The webhook-receiver service provides instant GitHub event dispatch to agents, eliminating up to 30s polling delays.

1. Generate a webhook secret

openssl rand -hex 32

Add the result to your .env file:

WEBHOOK_SECRET=<generated-secret>

2. Configure the webhook in your colony config

webhook:
  enabled: true
  secret_env: WEBHOOK_SECRET
  port: 9800

3. Register the webhook on GitHub

In your GitHub repository (or organization) settings, add a webhook:

Payload URL: http://<your-host>:9800/webhook
Content type: application/json
Secret: the same value you set in WEBHOOK_SECRET
Events: select Let me select individual events and enable:
- Issues
- Pull requests
- Pull request reviews

4. Start the service

The webhook-receiver service starts automatically with docker-compose up -d. Verify it is healthy:

curl http://localhost:9800/health

Docker networking note

In Docker, services communicate using Docker service names, not localhost. If you set explicit dispatch URLs in your config, use service names (e.g., http://sprint-master:9100/wake, http://worker:9200/health). When using the defaults derived from health_port values, services dispatch to the host network port, which works when all services share the default bridge network.

Without webhooks

All agents continue to poll GitHub on their configured interval. Webhooks are additive — polling remains the fallback for environments where inbound HTTP is not feasible (local development, firewalled deployments).

Using the CLI

Run ad-hoc CLI commands against the running deployment:

# colony status
docker-compose run --rm -e COLONY_AGENT=cli sprint-master colony status

# Or use docker exec on a running container
docker exec colony-sprint-master colony status

# Migrate old config to worker pool format
docker exec colony-sprint-master colony config migrate --config /colony/colony.config.yaml

Building

Full build with tests

docker build .

The default build runs npm test during the build stage. To skip tests for faster builds, target the build stage directly:

docker build --target build .

Rebuilding after code changes

docker-compose build --no-cache
docker-compose up -d

Viewing Logs

# All services
docker-compose logs -f

# Single service
docker-compose logs -f worker

# Last 100 lines
docker-compose logs --tail=100 sprint-master

Stopping

# Stop all agents
docker-compose down

# Stop and remove volumes (deletes worktrees)
docker-compose down -v

Troubleshooting

Agent won’t start — “No config found” Mount your colony.config.yaml at /colony/colony.config.yaml or set the COLONY_CONFIG env var.
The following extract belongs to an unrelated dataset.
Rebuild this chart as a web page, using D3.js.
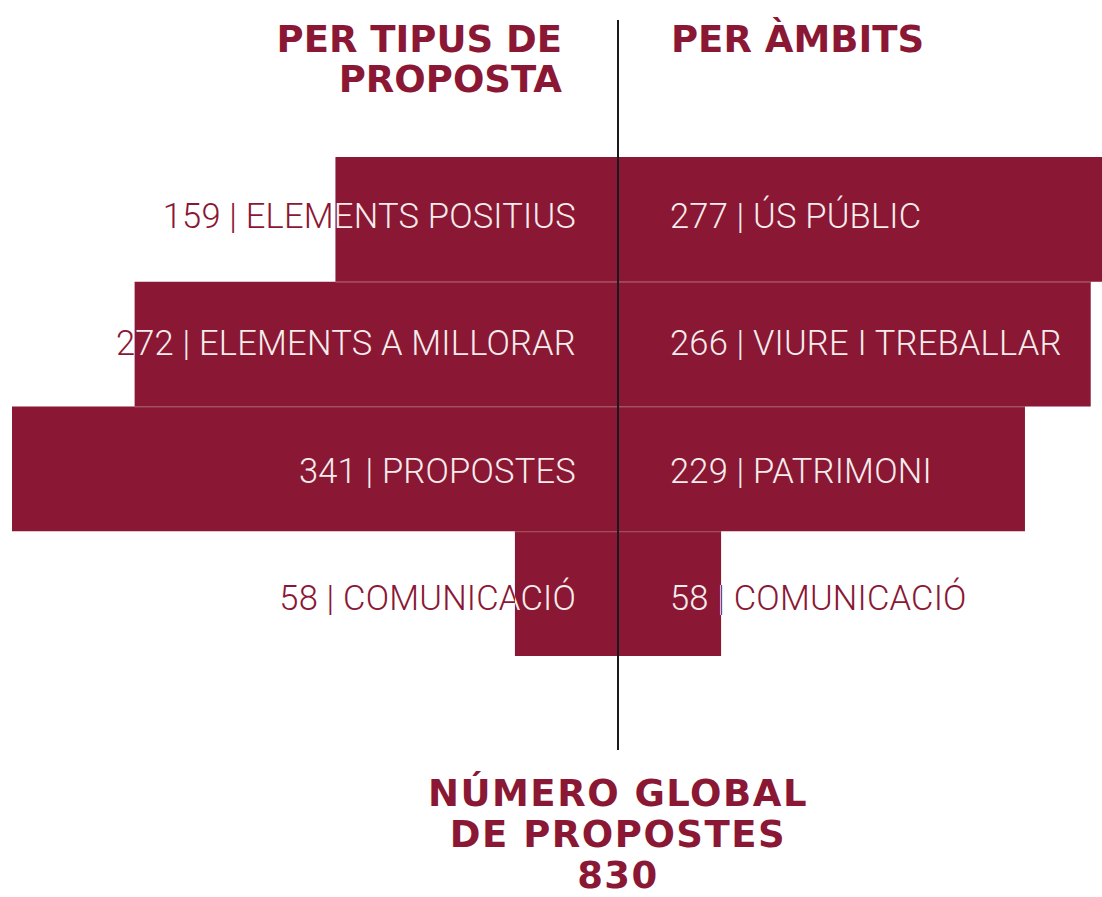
<!DOCTYPE html>
<html>
<head>
<meta charset="utf-8">
<script src="https://cdn.jsdelivr.net/npm/d3@7"></script>
<style>
  html, body { margin: 0; padding: 0; background: #fff; }
  svg { display: block; }
</style>
</head>
<body>
<script>
(function() {

  // Data
  var leftLabels = ["ELEMENTS POSITIUS", "ELEMENTS A MILLORAR", "PROPOSTES", "COMUNICACIÓ"];
  var leftValues = [159, 272, 341, 58];
  var rightLabels = ["ÚS PÚBLIC", "VIURE I TREBALLAR", "PATRIMONI", "COMUNICACIÓ"];
  var rightValues = [277, 266, 229, 58];
  var leftTitle = ["PER TIPUS DE", "PROPOSTA"];
  var rightTitle = ["PER ÀMBITS"];
  var footer = ["NÚMERO GLOBAL", "DE PROPOSTES", "830"];

  var width = 1102, height = 897;
  var mid = 618;
  var red = "#8a1734",
      light = "#f6ecec";
  var headFont = "'DejaVu Sans', Roboto, sans-serif";

  var svg = d3.select("body")
      .append("svg")
      .attr("width", width)
      .attr("height", height);

  // Scales
  var x = d3.scaleLinear()
      .domain([0, d3.max(leftValues.concat(rightValues))])
      .range([0, 606]);
  var y = d3.scaleBand()
      .domain(d3.range(leftValues.length))
      .range([157, 656])
      .padding(0);
  // label baselines sit on a slightly wider spacing than the bars
  var yLabel = d3.scalePoint()
      .domain(d3.range(leftValues.length))
      .range([228, 610]);

  var leftData = leftValues.map(function(v, i) { return {v: v, label: leftLabels[i], i: i}; });
  var rightData = rightValues.map(function(v, i) { return {v: v, label: rightLabels[i], i: i}; });

  // Clip paths built from the bars
  var defs = svg.append("defs");
  var clipL = defs.append("clipPath").attr("id", "clipL");
  clipL.selectAll("rect").data(leftData).enter().append("rect")
      .attr("x", function(d) { return mid - x(d.v); })
      .attr("y", function(d) { return y(d.i); })
      .attr("width", function(d) { return x(d.v); })
      .attr("height", y.bandwidth());
  var clipR = defs.append("clipPath").attr("id", "clipR");
  clipR.selectAll("rect").data(rightData).enter().append("rect")
      .attr("x", mid)
      .attr("y", function(d) { return y(d.i); })
      .attr("width", function(d) { return x(d.v); })
      .attr("height", y.bandwidth());

  // Bars
  svg.selectAll(".barL").data(leftData).enter().append("rect")
      .attr("class", "barL")
      .attr("x", function(d) { return mid - x(d.v); })
      .attr("y", function(d) { return y(d.i); })
      .attr("width", function(d) { return x(d.v); })
      .attr("height", y.bandwidth())
      .style("fill", red);
  svg.selectAll(".barR").data(rightData).enter().append("rect")
      .attr("class", "barR")
      .attr("x", mid)
      .attr("y", function(d) { return y(d.i); })
      .attr("width", function(d) { return x(d.v); })
      .attr("height", y.bandwidth())
      .style("fill", red);

  // faint separators between rows
  svg.selectAll(".sep").data(d3.range(1, leftValues.length)).enter().append("line")
      .attr("class", "sep")
      .attr("x1", function(i) { return mid - Math.min(x(leftValues[i]), x(leftValues[i - 1])); })
      .attr("x2", function(i) { return mid + Math.min(x(rightValues[i]), x(rightValues[i - 1])); })
      .attr("y1", function(i) { return y(i) + 0.5; })
      .attr("y2", function(i) { return y(i) + 0.5; })
      .style("stroke", "#a3505f")
      .style("stroke-width", 1);

  // Labels: red version everywhere, light version clipped to bars
  function labels(data, side, color, clip) {
    var g = svg.append("g");
    if (clip) g.attr("clip-path", "url(#" + clip + ")");
    g.selectAll("text").data(data).enter().append("text")
        .attr("x", side == "L" ? 576 : 670)
        .attr("y", function(d) { return yLabel(d.i); })
        .attr("text-anchor", side == "L" ? "end" : "start")
        .style("font-family", "Roboto, 'Noto Sans', sans-serif")
        .style("font-weight", 300)
        .style("font-size", "34.5px")
        .style("letter-spacing", "0.2px")
        .style("fill", color)
        .text(function(d) { return d.v + " | " + d.label; });
  }
  labels(leftData, "L", red, null);
  labels(leftData, "L", light, "clipL");
  labels(rightData, "R", red, null);
  labels(rightData, "R", light, "clipR");

  // Center line
  svg.append("line")
      .attr("x1", mid).attr("x2", mid)
      .attr("y1", 20).attr("y2", 750)
      .style("stroke", "#1a1a1a")
      .style("stroke-width", 2);

  // Titles
  function heading(lines, xPos, y0, anchor) {
    svg.append("g").selectAll("text").data(lines).enter().append("text")
        .attr("x", xPos)
        .attr("y", function(d, i) { return y0 + i * 40; })
        .attr("text-anchor", anchor)
        .style("font-family", headFont)
        .style("font-weight", "bold")
        .style("font-size", "37px")
        .style("fill", red)
        .text(function(d) { return d; });
  }
  heading(leftTitle, 562, 52, "end");
  heading(rightTitle, 671, 52, "start");

  svg.append("g").selectAll("text").data(footer).enter().append("text")
      .attr("x", mid)
      .attr("y", function(d, i) { return 806 + i * 41; })
      .attr("text-anchor", "middle")
      .style("font-family", headFont)
      .style("font-weight", "bold")
      .style("font-size", "37px")
      .style("letter-spacing", "1.5px")
      .style("fill", red)
      .text(function(d) { return d; });

})();
</script>
</body>
</html>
Developer agent fails to create worktrees Workers clone repos automatically at startup. If worktree creation fails, check network connectivity and GitHub App auth (the clone may have failed). For native deployments, ensure the target repo is cloned and accessible at the path in workspace.repo_dir.

Health check failing Verify the health port in your config matches the port in the docker-compose.yml health check. Default ports: sprint-master 9100, worker 9200+, monitor 9106, webhook-receiver 9800.

Claude Code CLI not found The production image installs @anthropic-ai/claude-code globally. If builds fail at that step, check npm registry access from your build environment.

Permission denied on /colony/workspaces The named volume is owned by root by default. The Node.js process runs as root in the container. If you mount a host directory instead, ensure it’s writable by UID 0 (or run the container with a matching user).